■ Requirement ■
Give again, verbatim, the lines between the line that contains "Generate a Python" and the line that contains "import plotly.graph_objects as go", counting both ends. Pictures are excluded from the copy.

Figure scripts
--- START ---
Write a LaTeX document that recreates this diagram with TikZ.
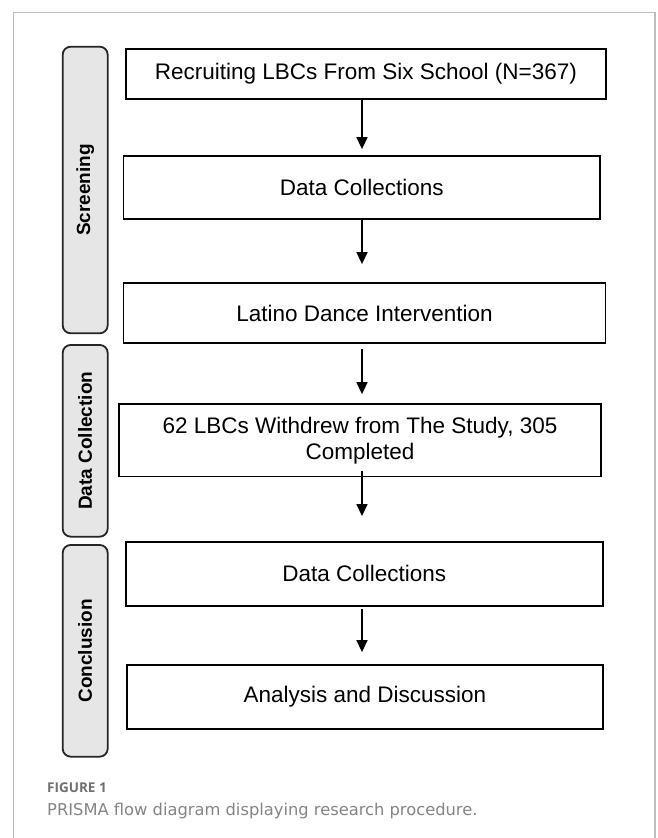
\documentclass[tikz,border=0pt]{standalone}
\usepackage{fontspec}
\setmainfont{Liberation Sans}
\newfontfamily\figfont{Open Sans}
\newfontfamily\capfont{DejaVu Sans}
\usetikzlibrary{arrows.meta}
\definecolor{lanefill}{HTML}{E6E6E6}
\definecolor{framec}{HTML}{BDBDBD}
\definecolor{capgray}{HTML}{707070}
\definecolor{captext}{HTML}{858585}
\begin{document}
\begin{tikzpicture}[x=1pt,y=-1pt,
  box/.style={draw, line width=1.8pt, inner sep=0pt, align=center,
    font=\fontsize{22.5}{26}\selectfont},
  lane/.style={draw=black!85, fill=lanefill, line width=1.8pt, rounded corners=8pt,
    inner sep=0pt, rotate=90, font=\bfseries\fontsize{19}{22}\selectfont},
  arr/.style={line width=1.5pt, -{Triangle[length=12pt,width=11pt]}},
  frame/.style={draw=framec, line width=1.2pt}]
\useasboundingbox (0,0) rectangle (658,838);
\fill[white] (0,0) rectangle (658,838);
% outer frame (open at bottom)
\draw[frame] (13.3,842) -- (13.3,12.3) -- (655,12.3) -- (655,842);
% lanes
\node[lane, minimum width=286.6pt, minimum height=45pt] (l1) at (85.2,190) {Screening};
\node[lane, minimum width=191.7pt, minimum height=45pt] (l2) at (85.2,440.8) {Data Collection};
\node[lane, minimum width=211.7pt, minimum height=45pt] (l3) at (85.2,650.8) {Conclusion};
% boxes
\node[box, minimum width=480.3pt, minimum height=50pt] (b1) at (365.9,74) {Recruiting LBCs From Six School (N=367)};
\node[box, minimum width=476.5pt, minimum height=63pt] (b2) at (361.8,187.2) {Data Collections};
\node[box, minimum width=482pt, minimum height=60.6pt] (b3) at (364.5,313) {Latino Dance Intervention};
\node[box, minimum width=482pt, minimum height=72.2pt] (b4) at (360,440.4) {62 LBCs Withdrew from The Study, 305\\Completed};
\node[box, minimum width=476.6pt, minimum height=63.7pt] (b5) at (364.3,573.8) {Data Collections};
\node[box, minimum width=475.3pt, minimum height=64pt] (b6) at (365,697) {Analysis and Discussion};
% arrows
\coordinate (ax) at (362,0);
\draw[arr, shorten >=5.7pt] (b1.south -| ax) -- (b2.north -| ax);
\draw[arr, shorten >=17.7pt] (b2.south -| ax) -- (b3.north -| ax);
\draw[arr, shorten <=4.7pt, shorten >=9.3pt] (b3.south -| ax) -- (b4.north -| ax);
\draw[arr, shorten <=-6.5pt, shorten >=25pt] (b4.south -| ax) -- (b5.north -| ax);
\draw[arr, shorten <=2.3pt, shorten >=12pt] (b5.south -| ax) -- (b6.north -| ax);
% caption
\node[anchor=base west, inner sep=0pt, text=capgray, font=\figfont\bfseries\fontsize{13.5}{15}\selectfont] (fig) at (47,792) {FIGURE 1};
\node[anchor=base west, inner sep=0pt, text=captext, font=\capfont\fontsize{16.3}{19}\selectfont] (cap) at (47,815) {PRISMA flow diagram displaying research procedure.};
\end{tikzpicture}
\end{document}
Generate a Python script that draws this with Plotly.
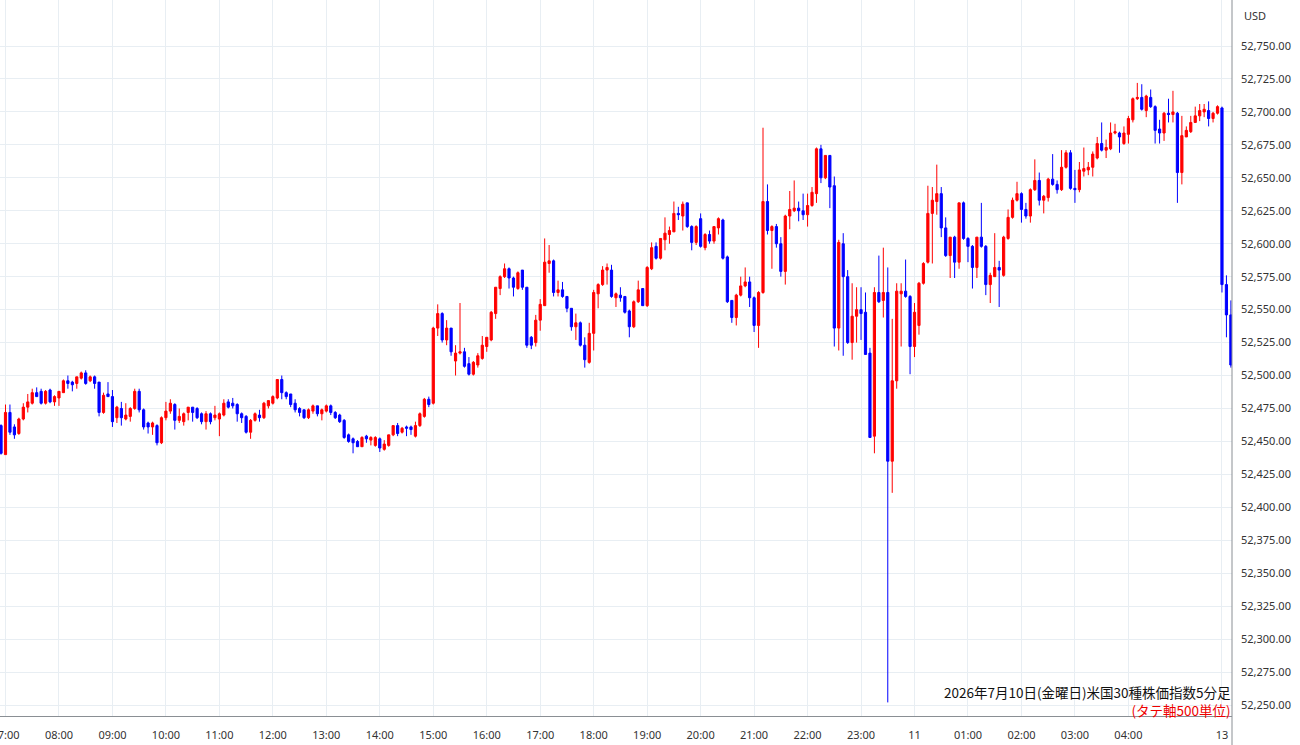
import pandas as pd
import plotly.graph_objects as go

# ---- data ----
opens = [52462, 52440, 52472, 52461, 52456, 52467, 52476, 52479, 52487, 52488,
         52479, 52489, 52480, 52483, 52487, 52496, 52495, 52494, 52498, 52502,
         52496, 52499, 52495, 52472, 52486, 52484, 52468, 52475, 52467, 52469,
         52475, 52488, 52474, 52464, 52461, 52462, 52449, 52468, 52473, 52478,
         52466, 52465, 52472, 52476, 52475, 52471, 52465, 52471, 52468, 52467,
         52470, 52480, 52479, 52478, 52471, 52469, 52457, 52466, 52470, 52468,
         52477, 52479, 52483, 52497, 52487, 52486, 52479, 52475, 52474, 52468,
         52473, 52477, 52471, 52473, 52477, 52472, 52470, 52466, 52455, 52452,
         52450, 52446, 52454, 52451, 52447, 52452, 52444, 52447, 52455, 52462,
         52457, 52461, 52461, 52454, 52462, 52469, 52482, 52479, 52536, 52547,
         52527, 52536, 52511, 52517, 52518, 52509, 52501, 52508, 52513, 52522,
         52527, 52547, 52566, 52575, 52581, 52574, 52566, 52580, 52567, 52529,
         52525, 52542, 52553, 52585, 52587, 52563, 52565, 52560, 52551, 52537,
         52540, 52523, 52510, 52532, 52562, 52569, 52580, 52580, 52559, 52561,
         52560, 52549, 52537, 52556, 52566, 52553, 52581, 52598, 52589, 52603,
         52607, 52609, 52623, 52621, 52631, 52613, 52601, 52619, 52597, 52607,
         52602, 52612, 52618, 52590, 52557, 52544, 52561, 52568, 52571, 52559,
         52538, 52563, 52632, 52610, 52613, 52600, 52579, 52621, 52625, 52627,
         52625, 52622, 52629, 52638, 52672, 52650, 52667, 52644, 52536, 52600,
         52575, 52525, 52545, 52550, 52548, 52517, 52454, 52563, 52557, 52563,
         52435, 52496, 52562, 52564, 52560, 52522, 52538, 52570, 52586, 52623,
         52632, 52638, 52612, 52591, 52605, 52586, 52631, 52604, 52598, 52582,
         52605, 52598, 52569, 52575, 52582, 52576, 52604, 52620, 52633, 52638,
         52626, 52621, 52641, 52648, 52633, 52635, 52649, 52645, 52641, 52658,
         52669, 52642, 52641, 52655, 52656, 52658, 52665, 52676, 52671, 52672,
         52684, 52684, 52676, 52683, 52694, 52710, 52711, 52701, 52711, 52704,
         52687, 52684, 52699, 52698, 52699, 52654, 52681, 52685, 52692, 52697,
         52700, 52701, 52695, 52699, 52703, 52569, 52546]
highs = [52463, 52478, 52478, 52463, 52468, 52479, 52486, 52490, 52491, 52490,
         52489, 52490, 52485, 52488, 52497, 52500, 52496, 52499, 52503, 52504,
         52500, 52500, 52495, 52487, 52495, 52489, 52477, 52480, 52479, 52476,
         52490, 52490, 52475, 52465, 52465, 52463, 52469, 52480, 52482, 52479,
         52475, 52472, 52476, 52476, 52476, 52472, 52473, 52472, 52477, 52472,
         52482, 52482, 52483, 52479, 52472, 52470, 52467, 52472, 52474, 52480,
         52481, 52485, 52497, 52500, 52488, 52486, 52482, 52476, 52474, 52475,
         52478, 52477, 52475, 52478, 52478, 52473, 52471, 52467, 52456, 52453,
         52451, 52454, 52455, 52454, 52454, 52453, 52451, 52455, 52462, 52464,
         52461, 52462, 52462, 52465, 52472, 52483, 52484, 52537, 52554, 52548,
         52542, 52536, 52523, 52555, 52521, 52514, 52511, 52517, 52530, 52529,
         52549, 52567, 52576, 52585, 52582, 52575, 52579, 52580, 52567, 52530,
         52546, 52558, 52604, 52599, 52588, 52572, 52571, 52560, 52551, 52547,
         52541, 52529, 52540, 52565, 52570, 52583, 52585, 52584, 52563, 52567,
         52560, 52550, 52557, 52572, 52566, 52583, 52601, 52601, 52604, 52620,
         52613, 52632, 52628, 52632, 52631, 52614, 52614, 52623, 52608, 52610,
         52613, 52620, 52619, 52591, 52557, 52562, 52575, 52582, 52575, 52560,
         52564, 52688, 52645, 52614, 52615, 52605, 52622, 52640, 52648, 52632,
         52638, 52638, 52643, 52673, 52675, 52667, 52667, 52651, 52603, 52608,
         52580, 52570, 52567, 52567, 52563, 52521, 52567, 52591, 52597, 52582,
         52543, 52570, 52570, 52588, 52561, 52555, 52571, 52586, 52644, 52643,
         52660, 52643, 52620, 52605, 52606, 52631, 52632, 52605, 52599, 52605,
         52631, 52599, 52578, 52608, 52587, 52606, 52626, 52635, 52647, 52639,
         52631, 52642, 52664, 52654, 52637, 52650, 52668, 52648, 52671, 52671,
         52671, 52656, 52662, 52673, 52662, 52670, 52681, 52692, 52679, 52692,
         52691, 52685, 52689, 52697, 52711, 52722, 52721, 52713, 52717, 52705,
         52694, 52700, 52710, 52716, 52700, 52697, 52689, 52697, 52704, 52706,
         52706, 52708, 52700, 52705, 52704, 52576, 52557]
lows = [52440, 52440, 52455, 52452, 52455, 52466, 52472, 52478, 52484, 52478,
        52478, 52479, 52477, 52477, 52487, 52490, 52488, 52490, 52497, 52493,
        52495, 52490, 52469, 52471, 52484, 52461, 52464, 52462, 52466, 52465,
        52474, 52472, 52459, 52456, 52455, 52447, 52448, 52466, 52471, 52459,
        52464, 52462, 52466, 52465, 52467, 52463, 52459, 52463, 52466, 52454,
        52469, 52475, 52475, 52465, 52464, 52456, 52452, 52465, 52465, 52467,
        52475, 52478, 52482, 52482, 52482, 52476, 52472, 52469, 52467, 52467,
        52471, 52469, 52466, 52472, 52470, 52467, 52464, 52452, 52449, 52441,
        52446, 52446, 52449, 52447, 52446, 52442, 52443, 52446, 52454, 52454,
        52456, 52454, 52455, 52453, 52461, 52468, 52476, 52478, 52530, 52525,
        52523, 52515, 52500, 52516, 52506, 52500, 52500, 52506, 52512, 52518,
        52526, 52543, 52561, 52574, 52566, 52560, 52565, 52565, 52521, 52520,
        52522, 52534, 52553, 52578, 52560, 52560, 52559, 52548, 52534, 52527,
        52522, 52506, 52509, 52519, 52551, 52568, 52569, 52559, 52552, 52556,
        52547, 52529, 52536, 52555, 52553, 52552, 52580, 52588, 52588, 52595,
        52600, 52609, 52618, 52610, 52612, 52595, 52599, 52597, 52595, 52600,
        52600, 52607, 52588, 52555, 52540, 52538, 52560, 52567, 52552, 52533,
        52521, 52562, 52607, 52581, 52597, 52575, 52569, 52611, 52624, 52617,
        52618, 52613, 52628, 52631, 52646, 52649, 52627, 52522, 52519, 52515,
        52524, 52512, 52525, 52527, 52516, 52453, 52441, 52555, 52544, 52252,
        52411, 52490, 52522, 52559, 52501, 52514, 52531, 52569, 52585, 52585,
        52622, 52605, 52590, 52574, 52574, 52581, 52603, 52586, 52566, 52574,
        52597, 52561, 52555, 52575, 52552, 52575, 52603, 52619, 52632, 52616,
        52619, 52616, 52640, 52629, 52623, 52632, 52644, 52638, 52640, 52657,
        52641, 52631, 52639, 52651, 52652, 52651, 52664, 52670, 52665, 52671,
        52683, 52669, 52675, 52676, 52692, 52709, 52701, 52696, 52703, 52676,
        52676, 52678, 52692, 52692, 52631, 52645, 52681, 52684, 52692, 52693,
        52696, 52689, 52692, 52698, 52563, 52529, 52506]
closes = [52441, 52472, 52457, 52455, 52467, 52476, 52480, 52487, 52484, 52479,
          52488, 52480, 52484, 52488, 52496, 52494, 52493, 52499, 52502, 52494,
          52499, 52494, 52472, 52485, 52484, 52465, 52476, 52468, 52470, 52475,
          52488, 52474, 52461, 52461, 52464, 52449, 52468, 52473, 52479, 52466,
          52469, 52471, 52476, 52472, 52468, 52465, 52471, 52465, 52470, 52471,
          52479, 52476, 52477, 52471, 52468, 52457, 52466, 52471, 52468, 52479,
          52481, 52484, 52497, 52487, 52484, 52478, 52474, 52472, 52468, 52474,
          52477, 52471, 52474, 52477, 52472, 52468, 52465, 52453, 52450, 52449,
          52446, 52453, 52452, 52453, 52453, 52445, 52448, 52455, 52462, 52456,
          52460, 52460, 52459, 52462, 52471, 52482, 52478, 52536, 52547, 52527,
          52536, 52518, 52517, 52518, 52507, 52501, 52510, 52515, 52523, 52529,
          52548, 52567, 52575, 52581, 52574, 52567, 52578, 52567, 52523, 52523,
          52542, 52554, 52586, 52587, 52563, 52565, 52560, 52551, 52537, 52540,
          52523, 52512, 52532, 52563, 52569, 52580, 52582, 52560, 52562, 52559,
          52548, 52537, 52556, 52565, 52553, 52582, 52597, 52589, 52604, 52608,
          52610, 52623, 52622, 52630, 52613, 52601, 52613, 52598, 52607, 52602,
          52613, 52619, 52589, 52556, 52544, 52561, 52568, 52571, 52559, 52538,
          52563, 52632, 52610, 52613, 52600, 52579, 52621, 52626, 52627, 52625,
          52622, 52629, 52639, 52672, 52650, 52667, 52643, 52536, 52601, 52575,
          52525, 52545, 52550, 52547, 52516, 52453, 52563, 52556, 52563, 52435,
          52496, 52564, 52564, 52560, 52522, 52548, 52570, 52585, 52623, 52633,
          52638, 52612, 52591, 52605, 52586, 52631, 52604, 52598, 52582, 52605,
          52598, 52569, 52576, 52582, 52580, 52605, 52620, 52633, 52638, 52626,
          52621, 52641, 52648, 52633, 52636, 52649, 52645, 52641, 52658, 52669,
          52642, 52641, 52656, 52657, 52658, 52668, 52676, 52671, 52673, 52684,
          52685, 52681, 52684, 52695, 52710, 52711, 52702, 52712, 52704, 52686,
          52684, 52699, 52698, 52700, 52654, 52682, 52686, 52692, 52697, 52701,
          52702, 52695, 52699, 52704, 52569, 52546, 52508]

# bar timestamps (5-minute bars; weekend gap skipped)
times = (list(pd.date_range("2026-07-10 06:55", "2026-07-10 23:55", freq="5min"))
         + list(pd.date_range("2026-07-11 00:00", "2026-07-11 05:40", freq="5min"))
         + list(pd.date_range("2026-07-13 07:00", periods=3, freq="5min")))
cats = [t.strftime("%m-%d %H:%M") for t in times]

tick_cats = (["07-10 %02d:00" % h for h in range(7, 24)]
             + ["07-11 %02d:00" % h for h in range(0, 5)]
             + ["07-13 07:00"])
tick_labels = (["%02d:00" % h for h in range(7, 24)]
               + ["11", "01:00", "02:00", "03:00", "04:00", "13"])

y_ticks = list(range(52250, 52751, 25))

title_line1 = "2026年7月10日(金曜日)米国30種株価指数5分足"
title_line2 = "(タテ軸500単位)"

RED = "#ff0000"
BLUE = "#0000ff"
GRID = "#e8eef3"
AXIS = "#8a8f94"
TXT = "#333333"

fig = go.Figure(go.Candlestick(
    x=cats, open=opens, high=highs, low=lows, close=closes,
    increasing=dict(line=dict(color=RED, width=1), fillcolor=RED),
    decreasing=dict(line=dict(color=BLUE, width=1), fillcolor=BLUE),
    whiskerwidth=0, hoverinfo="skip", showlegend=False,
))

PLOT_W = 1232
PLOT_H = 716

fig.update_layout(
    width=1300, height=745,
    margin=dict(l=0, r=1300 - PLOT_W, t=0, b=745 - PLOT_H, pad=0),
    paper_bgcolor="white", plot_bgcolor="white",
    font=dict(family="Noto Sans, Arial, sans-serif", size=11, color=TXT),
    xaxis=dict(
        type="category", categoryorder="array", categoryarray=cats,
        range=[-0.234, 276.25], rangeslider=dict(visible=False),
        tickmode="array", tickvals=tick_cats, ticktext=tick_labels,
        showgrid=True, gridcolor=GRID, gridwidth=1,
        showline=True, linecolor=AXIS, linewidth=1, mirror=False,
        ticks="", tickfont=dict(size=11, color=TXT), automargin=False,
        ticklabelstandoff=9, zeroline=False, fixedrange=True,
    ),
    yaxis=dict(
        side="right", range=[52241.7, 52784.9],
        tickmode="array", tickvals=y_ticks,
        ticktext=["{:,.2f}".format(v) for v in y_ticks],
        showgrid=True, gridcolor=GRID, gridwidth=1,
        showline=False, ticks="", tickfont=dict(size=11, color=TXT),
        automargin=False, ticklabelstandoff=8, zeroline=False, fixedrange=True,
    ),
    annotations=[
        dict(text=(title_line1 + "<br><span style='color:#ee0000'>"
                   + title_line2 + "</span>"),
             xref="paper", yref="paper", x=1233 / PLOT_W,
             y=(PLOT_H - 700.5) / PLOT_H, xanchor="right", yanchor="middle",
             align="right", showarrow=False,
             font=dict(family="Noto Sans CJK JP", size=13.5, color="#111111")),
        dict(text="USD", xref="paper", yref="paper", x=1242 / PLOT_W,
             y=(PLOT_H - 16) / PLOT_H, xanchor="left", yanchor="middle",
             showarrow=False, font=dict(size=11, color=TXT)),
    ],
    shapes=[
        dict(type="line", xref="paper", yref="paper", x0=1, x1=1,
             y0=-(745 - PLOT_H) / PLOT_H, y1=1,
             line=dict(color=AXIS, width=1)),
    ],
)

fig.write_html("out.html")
--- END ---
■ Task solution ■
Generate a Python script that draws this with Plotly.
import pandas as pd
import plotly.graph_objects as go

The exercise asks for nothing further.